Obwohl solche Kommandos vom Bundeskriminalamt bereits in den Siebzigerjahren zur Fahndung nach RAF-Terroristen eingesetzt wurden, ist die Zielfandung in Berlin noch eine relativ junge Einrichtung. Erst 1995 wurde probeweise ein Team mit vier Beamten aufgestellt. 1998 wurde es personell verstärkt und als festes Kommissariat eingerichtet. Zuvor war diese Art der Fahndung Polizeiführung und Innensenat zu kostenintensiv.

Unbelastet von der kriminalpolizeilichen Alltagsarbeit, konzentrieren sich die inzwischen neun Männer und eine Frau ausschließlich auf die intensive Fahndung nach Schwerkriminellen, die als besonders gefährlich gelten. Erst wenn der definitive Aufenthaltsort eines Gesuchten ermittelt ist, endet ihr Auftrag. Die Festnahme führen dann meist Spezialeinsatzkommandos durch – oder wie im Falle „Loi Bo“ die polnische Kripo.

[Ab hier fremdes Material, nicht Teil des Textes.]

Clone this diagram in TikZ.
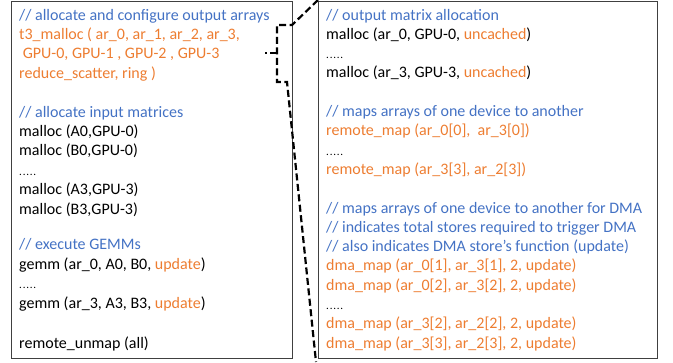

„99 Prozent unserer Arbeit findet am Schreibtisch statt“, erklärt Kriminaloberrat Andreas Reinhardt, der Chef der Fahndungsinspektion. Wie bei jeder anderen Ermittlung auch beginnt diese damit, alle erreichbaren Informationen aus den Polizeidateien zusammenzutragen. Das allein reicht den Zielfahndern jedoch nicht. Für ein möglichst umfassendes Persönlichkeitsprofil des Gesuchten befragen sie auch Familienangehörige, Freunde und Freundinnen, frühere Arbeitskollegen oder eventuelle Mittäter. Alles, was ihnen helfen könnte, sich ein Bild von ihrer „Zielperson“ zu machen, interessiert die Fahnder: Welche sozialen Kontakte werden gepflegt? Welche finanziellen Möglichkeiten und persönlichen Verbindungen bestehen? Wie steht es mit Sprachkenntnissen? Gibt es ein besonderes Hobby oder sonstige Vorlieben? „Es geht darum, sich in die Lage des Betroffenen zu versetzen. Was würde ich in dieser Situation machen?“, erläutert Reinhardt das Vorgehen, „gerade bei Straftätern aus anderen ethnischen Gruppierungen ist das nicht ganz einfach.“

12 bis 20 Fälle pro Jahr bearbeiten die Zielfahnder, jedes der beiden Teams 2 bis 3 gleichzeitig. Wenn man erkennbar nicht weiterkomme, müsse man eine Akte zwischendurch auch einmal weglegen, sagt Reinhardt, „sonst verbiegen sich die Hirnwindungen“. Ganz zugeklappt wird sie jedoch erst, wenn der Gesuchte gefunden ist.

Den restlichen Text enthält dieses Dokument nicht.